In this period, the coal tar sector’s production was unstable and the price fluctuated. Meanwhile, the operating capacity of carbon black producers was low due to strict environmental protection requests and restriction on production.
Cautious purchase of tire producers
Coal tar price in the proarea rose 80-100 yuan/ton in mid-Jun., and the cost of carbon black increased 120-150 yuan/ton.
All-steel tire capacity utilization of tire producers in Shandong has been low and declined both on a yearly and a monthly basis.
Shandong tire producers shipped faster than in previous period and their inventories declined, but other tire markets in China hadn’t recover.
In general, tire producers are still cautious in purchasing carbon black.
New balance in supply and demand
Low price carbon black has quit Shanxi market due to tight supply, most orders are from old customers and new orders have enjoyed little discount.
The inventories of local carbon black producers have been low.
Moreover, some carbon black producers stopped production for maintenance to avoid the slack season due to low capacity utilization in the downstream.
The ex-factory price of carbon black N330 can hardly below 5,500 yuan/ton.

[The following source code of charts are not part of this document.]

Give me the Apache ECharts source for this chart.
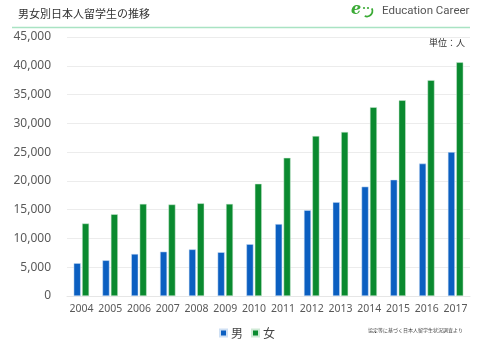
<!DOCTYPE html>
<html><head><meta charset="utf-8">
<script src="https://cdn.jsdelivr.net/npm/echarts@6/dist/echarts.min.js"></script>
<style>html,body{margin:0;padding:0;background:#fff}#c{width:480px;height:346px}</style>
</head><body><div id="c"></div>
<script>
var years = ['2004','2005','2006','2007','2008','2009','2010','2011','2012','2013','2014','2015','2016','2017'];
var male = [5700,6200,7300,7700,8100,7600,9000,12500,14900,16300,19000,20200,23000,25000];
var female = [12600,14200,16000,15900,16100,16000,19500,24000,27800,28500,32800,34000,37500,40600];
var seriesNames = ['男','女'];
var titleText = '男女別日本人留学生の推移';
var unitText = '単位：人';
var sourceText = '協定等に基づく日本人留学生状況調査より';
var brandText = 'Education Career';

var chart = echarts.init(document.getElementById('c'), null, {renderer:'canvas'});
var jp = '"Noto Sans CJK JP", "Noto Sans", sans-serif';
var g = '#3aaa35';
chart.setOption({
  animation:false,
  textStyle:{fontFamily:jp},
  graphic:[
    {type:'text', left:18, top:8, style:{text:titleText, fontSize:11, fill:'#333', fontFamily:jp}},
    {type:'line', shape:{x1:12,y1:27.5,x2:470,y2:27.5}, style:{stroke:'#a9e3c3', lineWidth:1.5}},
    {type:'text', left:351, top:2, style:{text:'e', fontSize:16, fontStyle:'italic', fontWeight:'bold', fill:g, fontFamily:'"DejaVu Serif", serif'}},
    {type:'circle', shape:{cx:364,cy:8,r:1.1}, style:{fill:g}},
    {type:'circle', shape:{cx:368,cy:8,r:1.1}, style:{fill:g}},
    {type:'arc', shape:{cx:367,cy:11,r:5.5,startAngle:-0.5,endAngle:2.0}, style:{stroke:g, lineWidth:1.8, fill:null}},
    {type:'text', left:382, top:5, style:{text:brandText, fontSize:11.5, fill:'#555', fontFamily:'Roboto, sans-serif'}},
    {type:'text', right:15, top:38, style:{text:unitText, fontSize:9, fill:'#333', fontFamily:jp}},
    {type:'text', left:368, top:328, style:{text:sourceText, fontSize:5, fill:'#444', fontFamily:jp}}
  ],
  legend:{
    data:seriesNames, left:214, top:322, icon:'rect', itemWidth:7, itemHeight:7, itemGap:8,
    textStyle:{fontSize:12, color:'#444', fontFamily:jp, padding:[0,0,0,-1]}
  },
  grid:{left:67, right:10, top:37, bottom:50, containLabel:false},
  xAxis:{
    type:'category', data:years,
    axisLine:{lineStyle:{color:'#e6e6e6'}}, axisTick:{show:false},
    axisLabel:{color:'#595959', fontSize:10.5, margin:8, interval:0, fontFamily:'"Noto Sans", sans-serif'}
  },
  yAxis:{
    type:'value', min:0, max:45000, interval:5000,
    axisLine:{show:false}, axisTick:{show:false},
    splitLine:{lineStyle:{color:'#ececec'}},
    axisLabel:{color:'#595959', fontSize:12, margin:16, fontFamily:'"Noto Sans", sans-serif',
      formatter:function(v){return v.toLocaleString('en-US');}}
  },
  series:[
    {name:seriesNames[0], type:'bar', data:male, barWidth:7, barGap:'20%',
     itemStyle:{color:'#0b5fc1', borderColor:'#cfe0f4', borderWidth:0.5}},
    {name:seriesNames[1], type:'bar', data:female, barWidth:7,
     itemStyle:{color:'#0a8a2f', borderColor:'#cfead6', borderWidth:0.5}}
  ]
});
</script></body></html>
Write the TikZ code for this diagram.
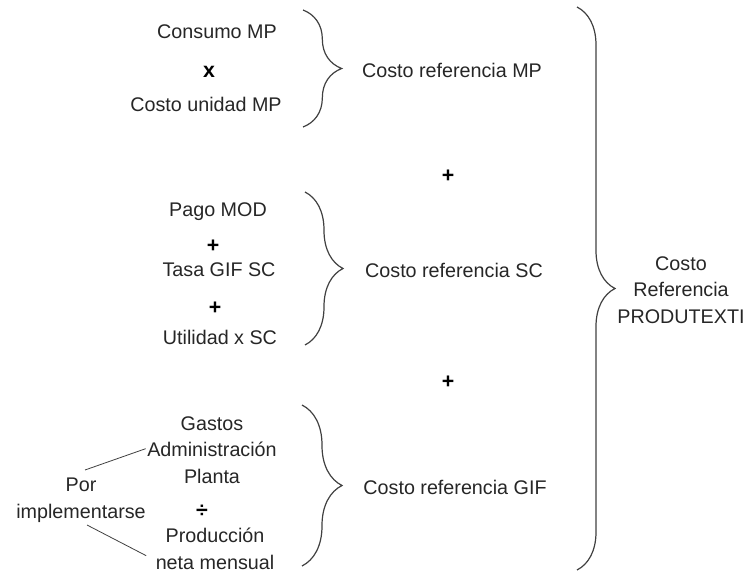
\documentclass[tikz,border=0pt]{standalone}
\usepackage{fontspec}
\setmainfont{Liberation Sans}
\usepackage{tikz}
\usetikzlibrary{decorations.pathreplacing, calc}

\begin{document}
\begin{tikzpicture}[x=0.75pt, y=-0.75pt,
    txt/.style={font=\fontsize{14.8}{19.9}\selectfont, inner sep=2pt, align=center, text=black!85},
    opsign/.style={font=\fontsize{16}{18}\selectfont\bfseries, inner sep=1pt, text=black},
    bracedec/.style={decorate, decoration={brace, amplitude=#1}, draw=black!75, line width=0.9pt},
    tieline/.style={draw=black!75, semithick}]
  \useasboundingbox (0,0) rectangle (745,573);

  % materia prima
  \node[txt] (cmp) at (217, 32) {Consumo MP};
  \node[opsign] (xsign) at (209, 72) {x};
  \node[txt] (cump) at (206, 104) {Costo unidad MP};
  \coordinate (b1top) at (303, 10);
  \coordinate (b1bot) at (303, 127);
  \draw[bracedec=29pt] (b1top) -- (b1bot);
  \node[txt] (crmp) at (452, 70) {Costo referencia MP};

  \node[opsign] (plusa) at (448, 176) {+};

  % servicio de confeccion
  \node[txt] (pmod) at (218, 212) {Pago MOD};
  \node[opsign] (plusb) at (213, 246) {+};
  \node[txt] (tgif) at (219, 270) {Tasa GIF SC};
  \node[opsign] (plusc) at (215, 308) {+};
  \node[txt] (usc) at (220, 337) {Utilidad x SC};
  \coordinate (b2top) at (305, 192);
  \coordinate (b2bot) at (305, 345);
  \draw[bracedec=28.5pt] (b2top) -- (b2bot);
  \node[txt] (crsc) at (454, 270) {Costo referencia SC};

  \node[opsign] (plusd) at (448, 382) {+};

  % gastos indirectos
  \node[txt] (gap) at (212, 450) {Gastos\\Administración\\Planta};
  \node[opsign] (divsign) at (202, 511) {÷};
  \node[txt] (pnm) at (215, 549) {Producción\\neta mensual};
  \node[txt] (impl) at (81, 500) {Por\\implementarse};
  \coordinate (tieup) at (85, 470);
  \coordinate (tielow) at (87, 525);
  \draw[tieline] (tieup) -- ([xshift=1pt,yshift=1pt]gap.west);
  \draw[tieline] (tielow) -- ([xshift=-5pt,yshift=-5pt]pnm.west);
  \coordinate (b3top) at (302, 405);
  \coordinate (b3bot) at (302, 566);
  \draw[bracedec=30pt] (b3top) -- (b3bot);
  \node[txt] (crgif) at (455, 487) {Costo referencia GIF};

  % total
  \coordinate (bigtop) at (577, 7);
  \coordinate (bigbot) at (577, 570);
  \draw[bracedec=28.5pt] (bigtop) -- (bigbot);
  \node[txt] (total) at (681, 290) {Costo\\Referencia\\PRODUTEXTI};
\end{tikzpicture}
\end{document}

According to an analyst, the demand for carbon black is weak as the capacity utilization of tire and other rubber product manufacturers is low.
But some carbon black producers limited their production or stopped production for maintenance, the supply turned down, and the market reached a new balance.
Although crude oil slightly climbed up, the impact on carbon black producers is limited.
In the short term, China’s carbon black price can hardly grow and will stay sluggish for a while.